(Collected data)
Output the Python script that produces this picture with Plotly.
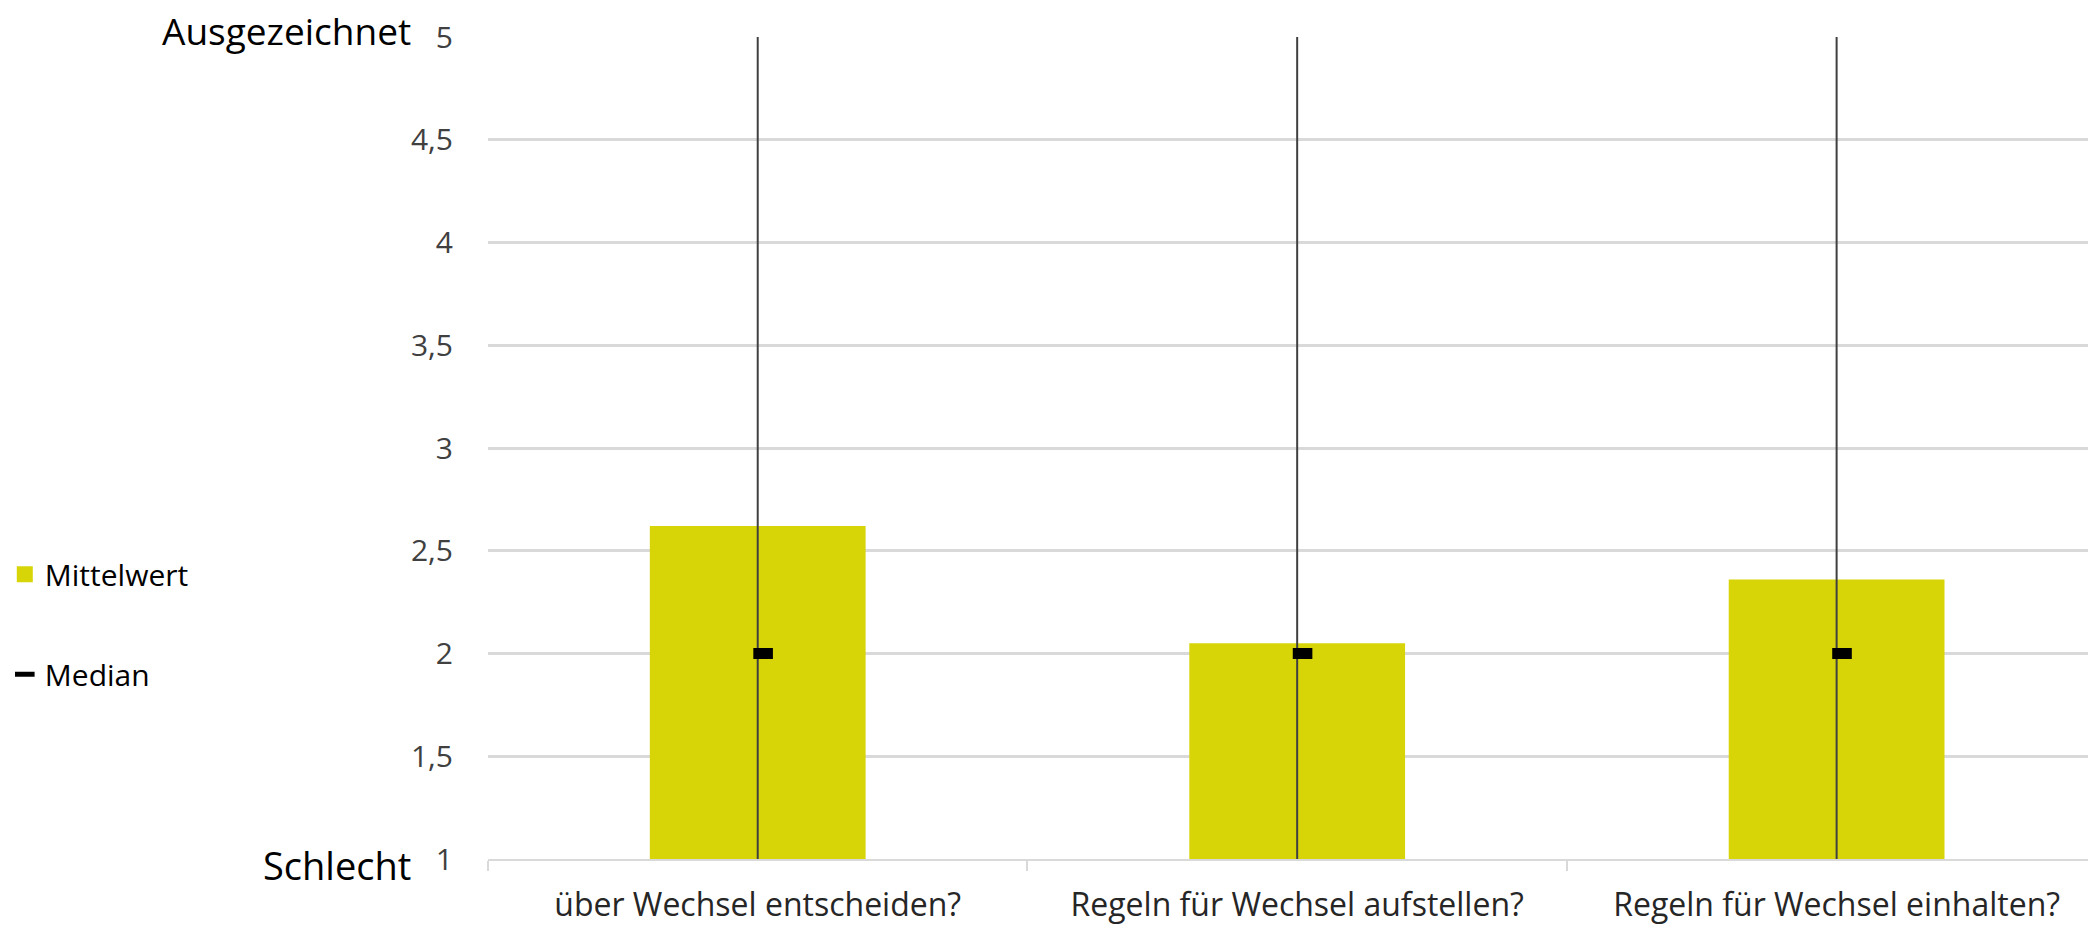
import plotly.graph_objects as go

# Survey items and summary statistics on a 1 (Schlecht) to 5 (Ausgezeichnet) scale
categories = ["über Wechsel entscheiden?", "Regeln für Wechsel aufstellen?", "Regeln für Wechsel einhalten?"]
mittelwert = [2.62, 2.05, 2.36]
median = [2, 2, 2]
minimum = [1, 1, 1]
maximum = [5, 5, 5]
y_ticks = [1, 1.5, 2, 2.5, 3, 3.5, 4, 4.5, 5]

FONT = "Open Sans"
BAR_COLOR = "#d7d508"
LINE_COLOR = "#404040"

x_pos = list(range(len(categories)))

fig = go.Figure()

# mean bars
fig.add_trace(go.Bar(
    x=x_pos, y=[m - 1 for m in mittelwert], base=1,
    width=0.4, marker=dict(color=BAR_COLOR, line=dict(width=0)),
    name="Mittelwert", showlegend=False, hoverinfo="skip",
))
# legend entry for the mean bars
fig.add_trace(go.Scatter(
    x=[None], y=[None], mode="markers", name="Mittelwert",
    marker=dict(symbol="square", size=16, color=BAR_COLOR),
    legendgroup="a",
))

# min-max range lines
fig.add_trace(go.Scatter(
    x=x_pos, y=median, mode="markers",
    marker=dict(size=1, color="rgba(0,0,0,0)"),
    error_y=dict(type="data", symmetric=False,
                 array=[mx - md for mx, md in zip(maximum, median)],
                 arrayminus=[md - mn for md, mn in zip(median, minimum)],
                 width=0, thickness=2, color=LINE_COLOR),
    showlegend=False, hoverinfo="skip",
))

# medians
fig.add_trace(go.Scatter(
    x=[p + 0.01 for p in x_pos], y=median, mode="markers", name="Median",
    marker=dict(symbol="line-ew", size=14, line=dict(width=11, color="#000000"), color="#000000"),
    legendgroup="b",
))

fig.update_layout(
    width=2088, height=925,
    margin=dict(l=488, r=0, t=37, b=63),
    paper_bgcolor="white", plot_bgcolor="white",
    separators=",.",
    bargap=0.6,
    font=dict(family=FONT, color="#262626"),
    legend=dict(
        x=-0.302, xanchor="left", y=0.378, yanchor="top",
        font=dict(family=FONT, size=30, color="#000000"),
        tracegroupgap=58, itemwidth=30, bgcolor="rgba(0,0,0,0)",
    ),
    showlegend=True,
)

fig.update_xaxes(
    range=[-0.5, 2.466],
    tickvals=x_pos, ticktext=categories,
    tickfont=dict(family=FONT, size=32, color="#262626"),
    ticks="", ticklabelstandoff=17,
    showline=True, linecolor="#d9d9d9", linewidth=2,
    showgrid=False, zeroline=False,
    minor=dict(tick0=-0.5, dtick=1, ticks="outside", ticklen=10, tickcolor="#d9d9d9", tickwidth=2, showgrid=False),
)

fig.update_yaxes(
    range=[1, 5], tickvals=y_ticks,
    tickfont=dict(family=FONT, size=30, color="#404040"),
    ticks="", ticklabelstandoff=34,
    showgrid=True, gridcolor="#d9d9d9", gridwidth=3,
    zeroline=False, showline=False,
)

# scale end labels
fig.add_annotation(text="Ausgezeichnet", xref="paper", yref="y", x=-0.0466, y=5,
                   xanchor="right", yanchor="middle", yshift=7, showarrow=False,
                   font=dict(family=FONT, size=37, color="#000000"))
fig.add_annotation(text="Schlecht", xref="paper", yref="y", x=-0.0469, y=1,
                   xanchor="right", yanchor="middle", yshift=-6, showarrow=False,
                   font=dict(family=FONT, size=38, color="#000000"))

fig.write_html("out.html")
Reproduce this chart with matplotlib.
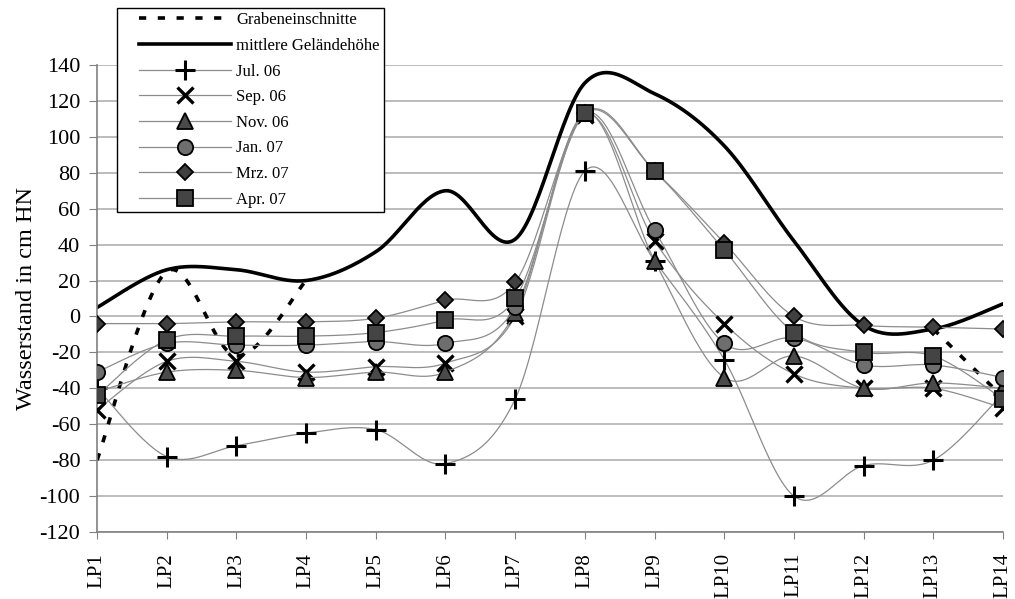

TASK REQUIREMENTS —
Extract every line that has the string "with" in it.

FULL ANSWER —
Output the Python script that produces this picture with Plotly.
Reproduce this chart with matplotlib.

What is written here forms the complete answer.